_The problem_. Copy the records below word for word, from the first line through the line that contains "const seriesNames = ['Zuzüge', 'Fortzüge'];", and leave out any pictures.

Charts and diagrams as code:
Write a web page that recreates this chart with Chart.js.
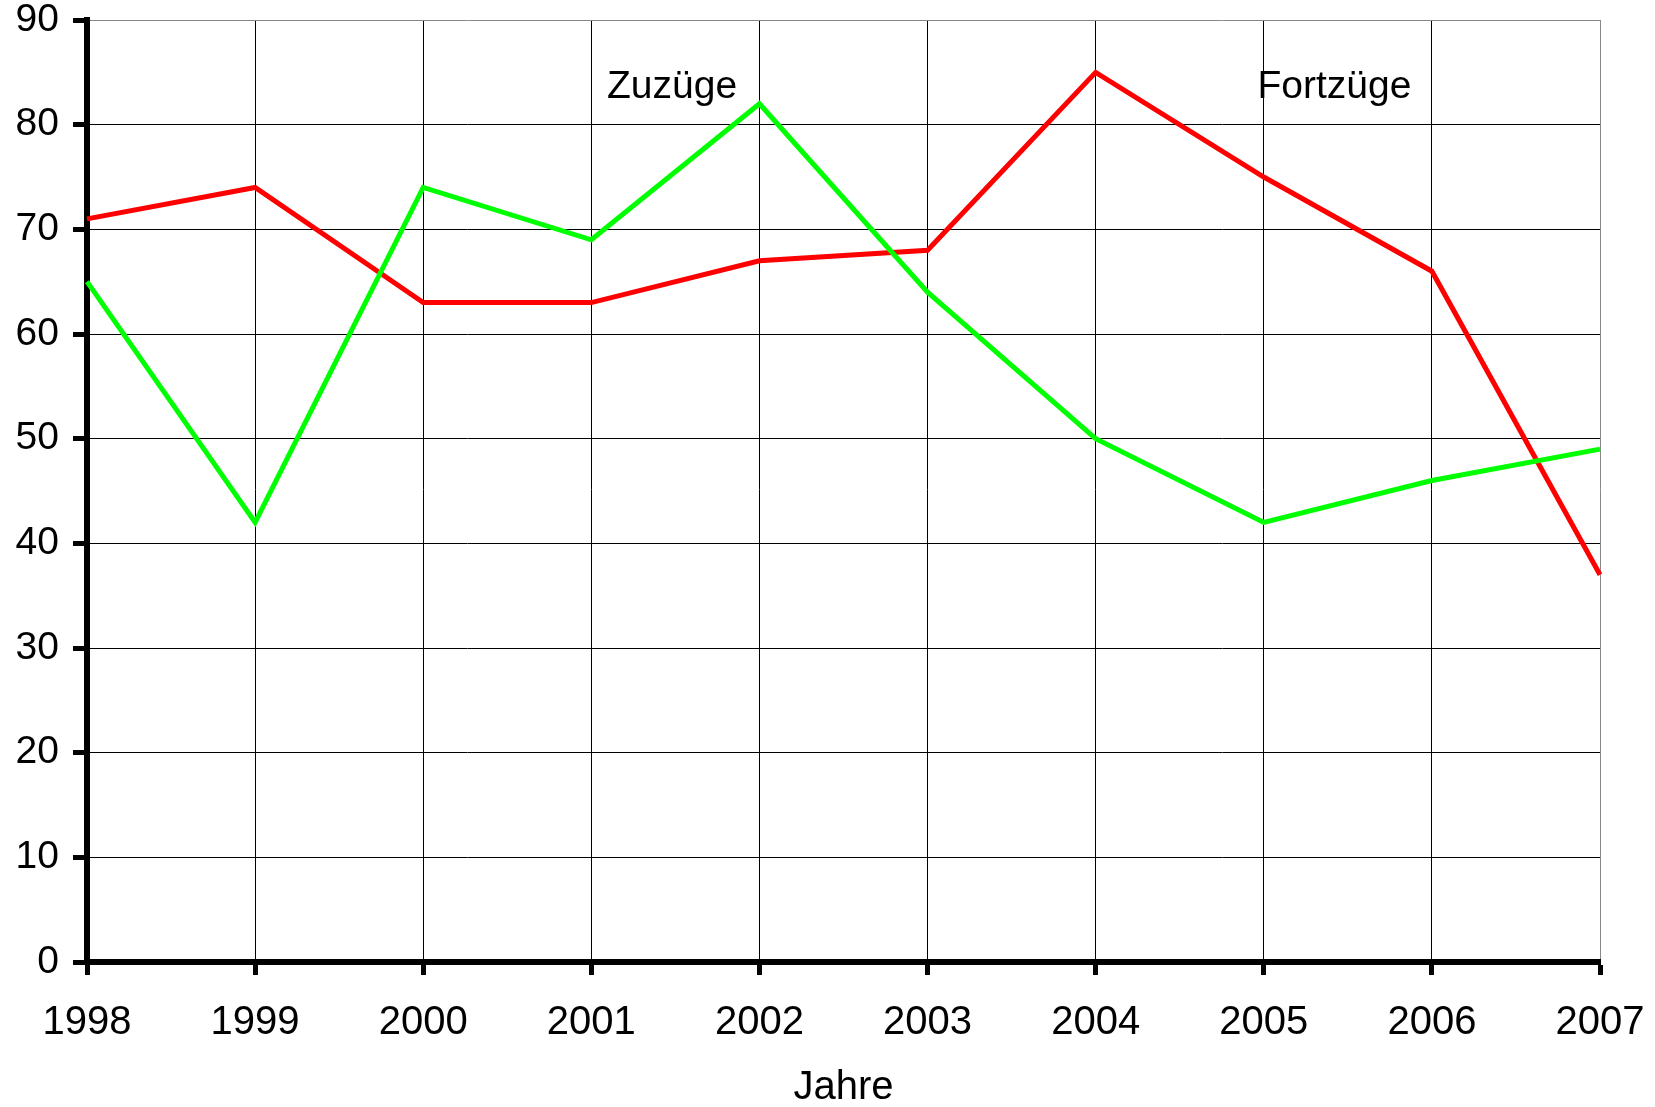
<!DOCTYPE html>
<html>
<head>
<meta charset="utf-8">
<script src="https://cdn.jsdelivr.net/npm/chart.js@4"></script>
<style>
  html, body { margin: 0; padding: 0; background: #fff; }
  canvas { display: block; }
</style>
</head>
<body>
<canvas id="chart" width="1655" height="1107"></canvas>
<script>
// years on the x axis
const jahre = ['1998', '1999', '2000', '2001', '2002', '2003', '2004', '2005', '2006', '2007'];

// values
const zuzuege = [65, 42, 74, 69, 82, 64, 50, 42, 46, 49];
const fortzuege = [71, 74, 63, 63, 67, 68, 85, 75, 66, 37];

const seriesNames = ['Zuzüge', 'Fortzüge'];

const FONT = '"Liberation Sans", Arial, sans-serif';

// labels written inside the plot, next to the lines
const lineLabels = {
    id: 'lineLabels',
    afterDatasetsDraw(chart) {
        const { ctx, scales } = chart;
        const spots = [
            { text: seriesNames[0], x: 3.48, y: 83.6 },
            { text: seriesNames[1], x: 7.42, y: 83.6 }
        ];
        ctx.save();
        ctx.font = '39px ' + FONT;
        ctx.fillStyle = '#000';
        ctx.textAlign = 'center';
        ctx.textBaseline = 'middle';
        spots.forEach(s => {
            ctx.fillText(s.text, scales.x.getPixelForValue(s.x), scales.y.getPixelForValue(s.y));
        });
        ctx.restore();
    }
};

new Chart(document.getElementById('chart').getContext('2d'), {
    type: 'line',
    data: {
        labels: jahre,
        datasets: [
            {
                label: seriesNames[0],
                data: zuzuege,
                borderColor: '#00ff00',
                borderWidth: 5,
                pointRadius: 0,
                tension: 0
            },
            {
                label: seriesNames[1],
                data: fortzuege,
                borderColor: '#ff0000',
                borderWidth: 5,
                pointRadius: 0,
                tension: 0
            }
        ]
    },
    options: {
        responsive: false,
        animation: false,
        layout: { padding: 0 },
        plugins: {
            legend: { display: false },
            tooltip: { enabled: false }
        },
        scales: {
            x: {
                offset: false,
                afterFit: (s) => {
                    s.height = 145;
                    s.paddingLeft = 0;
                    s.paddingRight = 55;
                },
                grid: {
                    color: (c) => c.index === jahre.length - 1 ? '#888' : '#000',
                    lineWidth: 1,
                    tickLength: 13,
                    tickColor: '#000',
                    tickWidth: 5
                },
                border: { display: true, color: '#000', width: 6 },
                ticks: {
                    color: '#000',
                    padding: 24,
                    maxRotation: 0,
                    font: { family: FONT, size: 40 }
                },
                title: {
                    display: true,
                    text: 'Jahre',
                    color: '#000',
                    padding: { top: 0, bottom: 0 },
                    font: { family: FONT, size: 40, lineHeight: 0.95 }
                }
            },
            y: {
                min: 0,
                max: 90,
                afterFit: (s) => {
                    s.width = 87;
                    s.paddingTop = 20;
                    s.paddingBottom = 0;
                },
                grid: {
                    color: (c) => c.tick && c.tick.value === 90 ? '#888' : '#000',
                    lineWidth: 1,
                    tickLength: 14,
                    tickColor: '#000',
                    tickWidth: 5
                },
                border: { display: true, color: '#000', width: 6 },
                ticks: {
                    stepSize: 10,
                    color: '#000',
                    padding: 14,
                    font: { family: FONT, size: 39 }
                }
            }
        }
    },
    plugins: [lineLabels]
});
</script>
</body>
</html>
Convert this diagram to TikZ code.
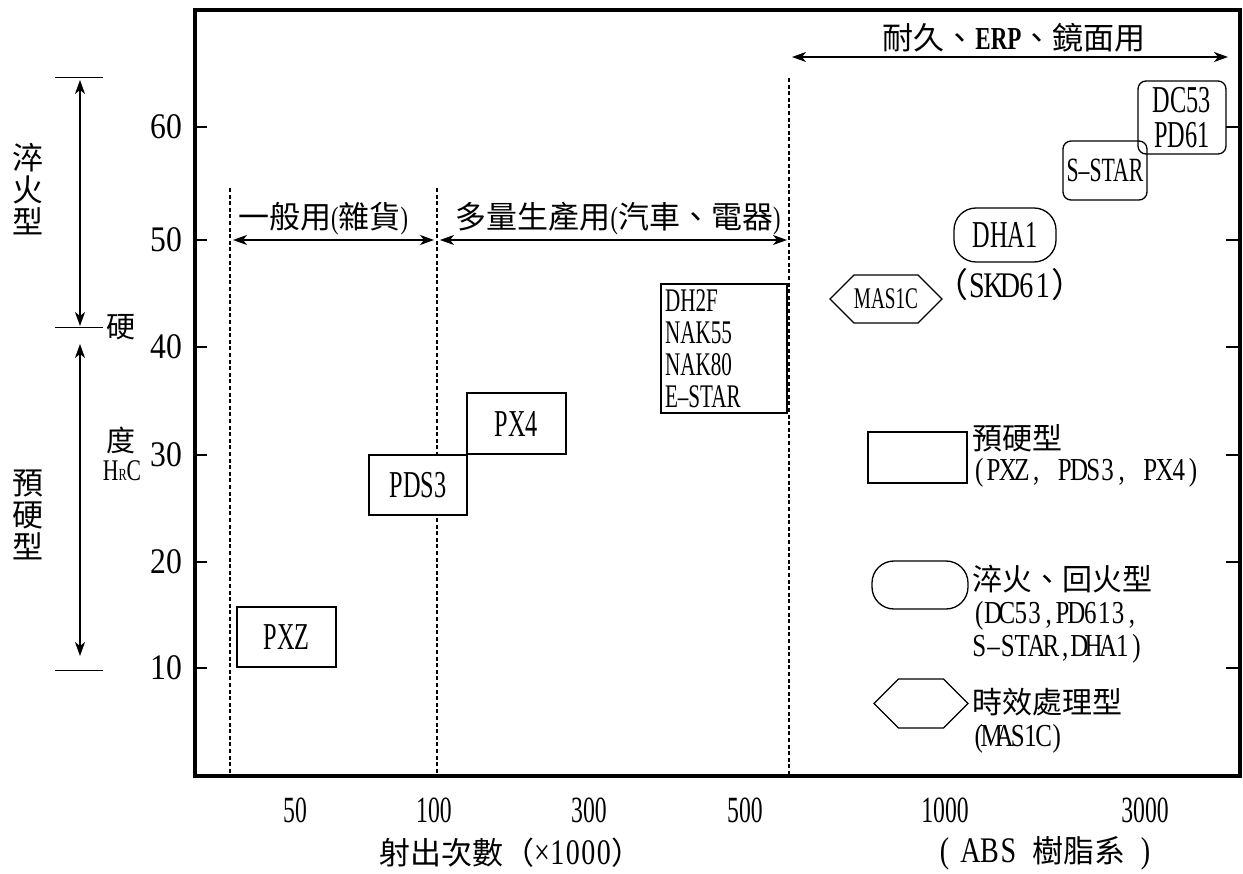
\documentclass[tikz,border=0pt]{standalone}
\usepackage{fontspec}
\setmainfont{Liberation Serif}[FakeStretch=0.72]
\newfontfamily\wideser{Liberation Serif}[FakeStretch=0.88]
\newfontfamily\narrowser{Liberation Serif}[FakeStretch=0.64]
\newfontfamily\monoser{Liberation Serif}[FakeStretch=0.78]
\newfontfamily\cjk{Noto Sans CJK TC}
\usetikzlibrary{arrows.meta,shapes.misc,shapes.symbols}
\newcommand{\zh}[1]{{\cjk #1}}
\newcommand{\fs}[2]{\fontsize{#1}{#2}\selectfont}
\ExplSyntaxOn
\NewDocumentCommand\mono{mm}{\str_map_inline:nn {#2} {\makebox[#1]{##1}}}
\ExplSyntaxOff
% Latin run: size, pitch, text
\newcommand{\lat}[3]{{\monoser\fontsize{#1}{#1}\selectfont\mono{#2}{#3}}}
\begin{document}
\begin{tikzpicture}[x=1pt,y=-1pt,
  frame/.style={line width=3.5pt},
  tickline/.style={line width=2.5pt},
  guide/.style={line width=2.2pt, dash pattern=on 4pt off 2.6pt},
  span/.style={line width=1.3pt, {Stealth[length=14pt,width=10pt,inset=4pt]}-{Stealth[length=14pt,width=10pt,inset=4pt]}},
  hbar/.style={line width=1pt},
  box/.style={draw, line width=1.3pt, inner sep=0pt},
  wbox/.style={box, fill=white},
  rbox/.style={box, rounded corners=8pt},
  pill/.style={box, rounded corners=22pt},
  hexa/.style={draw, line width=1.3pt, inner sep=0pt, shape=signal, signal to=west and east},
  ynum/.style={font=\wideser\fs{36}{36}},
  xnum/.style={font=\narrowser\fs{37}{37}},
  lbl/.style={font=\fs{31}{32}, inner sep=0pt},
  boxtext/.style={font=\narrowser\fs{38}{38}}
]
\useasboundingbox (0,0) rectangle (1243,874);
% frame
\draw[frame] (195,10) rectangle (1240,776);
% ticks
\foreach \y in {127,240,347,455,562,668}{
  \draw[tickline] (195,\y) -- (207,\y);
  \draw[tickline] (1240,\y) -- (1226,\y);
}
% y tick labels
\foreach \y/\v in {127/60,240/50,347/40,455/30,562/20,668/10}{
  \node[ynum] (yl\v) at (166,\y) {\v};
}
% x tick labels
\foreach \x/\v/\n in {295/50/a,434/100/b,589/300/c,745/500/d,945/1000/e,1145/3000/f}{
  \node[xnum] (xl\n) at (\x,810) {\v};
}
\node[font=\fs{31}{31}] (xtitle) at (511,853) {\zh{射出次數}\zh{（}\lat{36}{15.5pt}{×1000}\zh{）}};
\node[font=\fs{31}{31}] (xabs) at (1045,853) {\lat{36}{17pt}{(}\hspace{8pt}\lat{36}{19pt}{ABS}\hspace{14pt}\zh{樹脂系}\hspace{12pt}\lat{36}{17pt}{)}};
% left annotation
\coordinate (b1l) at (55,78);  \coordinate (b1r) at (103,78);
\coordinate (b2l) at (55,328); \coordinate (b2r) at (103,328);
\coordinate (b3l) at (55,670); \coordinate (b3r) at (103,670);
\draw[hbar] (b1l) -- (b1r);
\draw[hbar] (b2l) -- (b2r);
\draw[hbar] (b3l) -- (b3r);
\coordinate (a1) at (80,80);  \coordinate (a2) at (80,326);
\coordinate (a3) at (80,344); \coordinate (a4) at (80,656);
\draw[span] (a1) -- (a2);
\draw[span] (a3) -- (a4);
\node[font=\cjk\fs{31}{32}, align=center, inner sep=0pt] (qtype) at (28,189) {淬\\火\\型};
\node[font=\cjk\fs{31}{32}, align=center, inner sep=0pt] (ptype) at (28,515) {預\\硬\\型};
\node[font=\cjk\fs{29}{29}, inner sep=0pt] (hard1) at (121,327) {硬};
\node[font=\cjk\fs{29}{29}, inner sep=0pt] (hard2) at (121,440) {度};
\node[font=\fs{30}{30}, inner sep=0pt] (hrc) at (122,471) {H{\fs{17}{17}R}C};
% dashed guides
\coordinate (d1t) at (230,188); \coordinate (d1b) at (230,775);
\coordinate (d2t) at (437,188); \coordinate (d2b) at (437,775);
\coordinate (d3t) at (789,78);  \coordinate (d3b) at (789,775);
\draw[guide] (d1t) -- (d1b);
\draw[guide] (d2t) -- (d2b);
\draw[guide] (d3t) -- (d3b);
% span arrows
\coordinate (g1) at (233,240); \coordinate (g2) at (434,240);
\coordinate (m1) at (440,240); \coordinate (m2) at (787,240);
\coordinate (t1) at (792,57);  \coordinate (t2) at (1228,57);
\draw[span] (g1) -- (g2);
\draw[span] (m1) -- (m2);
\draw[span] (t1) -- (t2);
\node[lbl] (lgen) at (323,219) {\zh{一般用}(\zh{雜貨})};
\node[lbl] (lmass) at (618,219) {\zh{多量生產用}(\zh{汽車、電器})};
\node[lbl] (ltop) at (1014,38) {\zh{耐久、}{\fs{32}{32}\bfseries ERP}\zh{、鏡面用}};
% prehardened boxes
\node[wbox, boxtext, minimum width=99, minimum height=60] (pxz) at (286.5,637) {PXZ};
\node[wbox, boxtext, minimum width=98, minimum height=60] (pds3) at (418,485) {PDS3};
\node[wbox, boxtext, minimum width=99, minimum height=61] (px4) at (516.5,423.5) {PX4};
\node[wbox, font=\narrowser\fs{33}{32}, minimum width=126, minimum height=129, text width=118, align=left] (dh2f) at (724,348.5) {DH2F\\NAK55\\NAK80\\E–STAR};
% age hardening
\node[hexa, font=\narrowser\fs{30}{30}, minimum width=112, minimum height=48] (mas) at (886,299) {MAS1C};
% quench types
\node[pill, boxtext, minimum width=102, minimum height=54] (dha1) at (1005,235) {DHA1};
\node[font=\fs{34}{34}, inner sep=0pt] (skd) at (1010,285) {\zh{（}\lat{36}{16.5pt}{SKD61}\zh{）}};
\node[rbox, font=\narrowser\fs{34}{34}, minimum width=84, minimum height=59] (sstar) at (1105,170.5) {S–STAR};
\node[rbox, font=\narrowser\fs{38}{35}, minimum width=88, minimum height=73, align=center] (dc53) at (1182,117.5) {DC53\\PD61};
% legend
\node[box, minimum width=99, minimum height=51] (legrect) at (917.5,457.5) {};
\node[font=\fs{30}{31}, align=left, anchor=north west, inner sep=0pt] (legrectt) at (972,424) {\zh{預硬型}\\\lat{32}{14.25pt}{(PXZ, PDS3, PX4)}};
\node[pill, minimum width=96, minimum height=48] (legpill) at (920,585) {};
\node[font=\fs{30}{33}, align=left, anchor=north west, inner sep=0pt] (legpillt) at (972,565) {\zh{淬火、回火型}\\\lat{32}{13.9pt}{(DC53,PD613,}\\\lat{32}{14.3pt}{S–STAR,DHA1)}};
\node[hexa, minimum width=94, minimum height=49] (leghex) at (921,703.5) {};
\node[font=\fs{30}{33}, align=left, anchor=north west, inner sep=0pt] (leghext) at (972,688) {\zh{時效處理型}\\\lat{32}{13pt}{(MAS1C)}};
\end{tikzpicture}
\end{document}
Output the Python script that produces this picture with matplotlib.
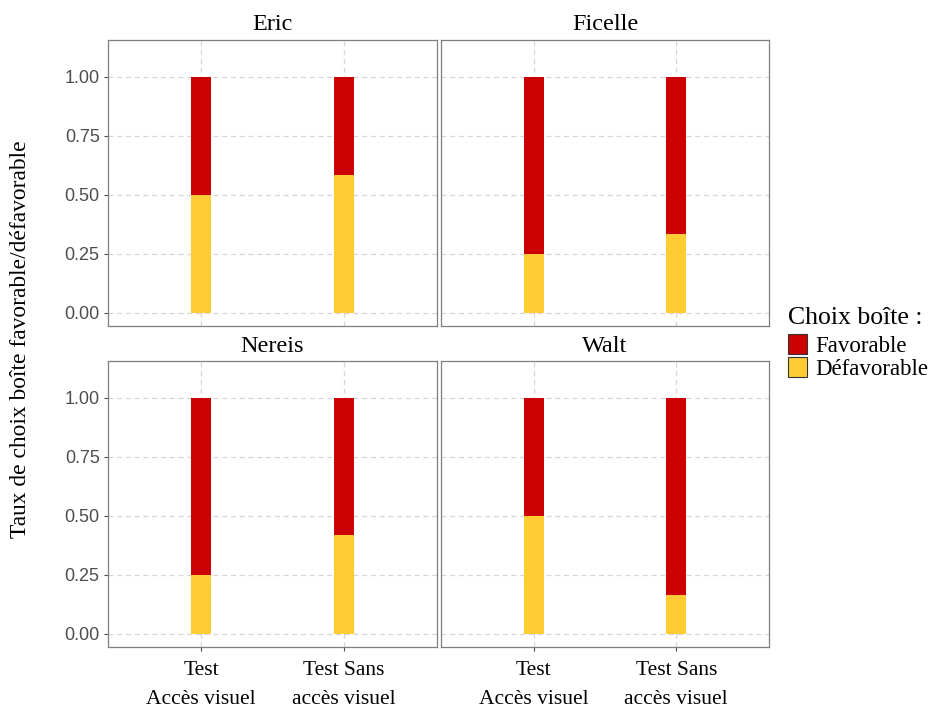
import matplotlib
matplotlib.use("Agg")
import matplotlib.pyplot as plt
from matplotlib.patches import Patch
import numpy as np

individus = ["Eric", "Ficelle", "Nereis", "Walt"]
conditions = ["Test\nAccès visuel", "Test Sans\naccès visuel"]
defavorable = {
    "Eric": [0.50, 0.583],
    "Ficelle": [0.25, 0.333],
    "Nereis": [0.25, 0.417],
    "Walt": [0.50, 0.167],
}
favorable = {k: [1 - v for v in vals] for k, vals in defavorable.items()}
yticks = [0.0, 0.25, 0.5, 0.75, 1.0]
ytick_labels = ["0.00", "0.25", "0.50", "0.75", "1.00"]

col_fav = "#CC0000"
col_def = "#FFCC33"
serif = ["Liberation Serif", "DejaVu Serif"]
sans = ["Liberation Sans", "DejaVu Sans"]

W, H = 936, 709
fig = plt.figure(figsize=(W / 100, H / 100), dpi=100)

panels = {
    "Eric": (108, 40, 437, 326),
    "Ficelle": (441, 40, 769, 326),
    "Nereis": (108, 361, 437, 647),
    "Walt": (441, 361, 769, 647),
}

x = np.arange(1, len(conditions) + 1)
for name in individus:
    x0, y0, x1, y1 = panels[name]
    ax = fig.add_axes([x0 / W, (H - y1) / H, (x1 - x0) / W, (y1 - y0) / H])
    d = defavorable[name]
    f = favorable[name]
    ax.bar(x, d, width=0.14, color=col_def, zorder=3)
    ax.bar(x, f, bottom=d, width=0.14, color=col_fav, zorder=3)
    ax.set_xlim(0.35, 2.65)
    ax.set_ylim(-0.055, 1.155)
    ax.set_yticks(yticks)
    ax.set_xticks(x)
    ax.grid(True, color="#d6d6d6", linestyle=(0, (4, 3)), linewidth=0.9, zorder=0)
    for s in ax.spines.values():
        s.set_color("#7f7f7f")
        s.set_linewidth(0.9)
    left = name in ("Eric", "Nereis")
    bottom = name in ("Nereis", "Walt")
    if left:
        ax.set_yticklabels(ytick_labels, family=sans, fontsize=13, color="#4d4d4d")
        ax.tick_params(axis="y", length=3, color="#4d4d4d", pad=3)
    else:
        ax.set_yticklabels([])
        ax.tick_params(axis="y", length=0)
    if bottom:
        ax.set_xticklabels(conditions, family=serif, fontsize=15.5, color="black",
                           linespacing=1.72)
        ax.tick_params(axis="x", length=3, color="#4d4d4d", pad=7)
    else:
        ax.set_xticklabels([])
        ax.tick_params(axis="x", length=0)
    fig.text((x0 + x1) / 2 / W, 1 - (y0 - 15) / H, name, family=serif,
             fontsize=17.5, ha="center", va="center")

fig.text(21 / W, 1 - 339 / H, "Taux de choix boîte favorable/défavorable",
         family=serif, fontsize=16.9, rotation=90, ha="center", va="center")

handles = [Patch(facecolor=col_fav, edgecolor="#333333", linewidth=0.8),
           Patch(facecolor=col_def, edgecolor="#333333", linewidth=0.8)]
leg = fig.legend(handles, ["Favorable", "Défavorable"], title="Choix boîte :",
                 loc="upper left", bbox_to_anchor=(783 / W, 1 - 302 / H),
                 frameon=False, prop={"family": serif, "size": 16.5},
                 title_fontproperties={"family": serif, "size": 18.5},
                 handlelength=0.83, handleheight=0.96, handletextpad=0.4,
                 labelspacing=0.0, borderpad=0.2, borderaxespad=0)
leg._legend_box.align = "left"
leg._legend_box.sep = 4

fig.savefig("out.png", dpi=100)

_Exercise response_.
Write a web page that recreates this chart with Chart.js.
<!DOCTYPE html>
<html>
<head>
<meta charset="utf-8">
<script src="https://cdn.jsdelivr.net/npm/chart.js@4"></script>
<style>
  html, body { margin: 0; padding: 0; background: #fff; }
  canvas { display: block; }
</style>
</head>
<body>
<canvas id="chart" width="1655" height="1107"></canvas>
<script>
// years on the x axis
const jahre = ['1998', '1999', '2000', '2001', '2002', '2003', '2004', '2005', '2006', '2007'];

// values
const zuzuege = [65, 42, 74, 69, 82, 64, 50, 42, 46, 49];
const fortzuege = [71, 74, 63, 63, 67, 68, 85, 75, 66, 37];

const seriesNames = ['Zuzüge', 'Fortzüge'];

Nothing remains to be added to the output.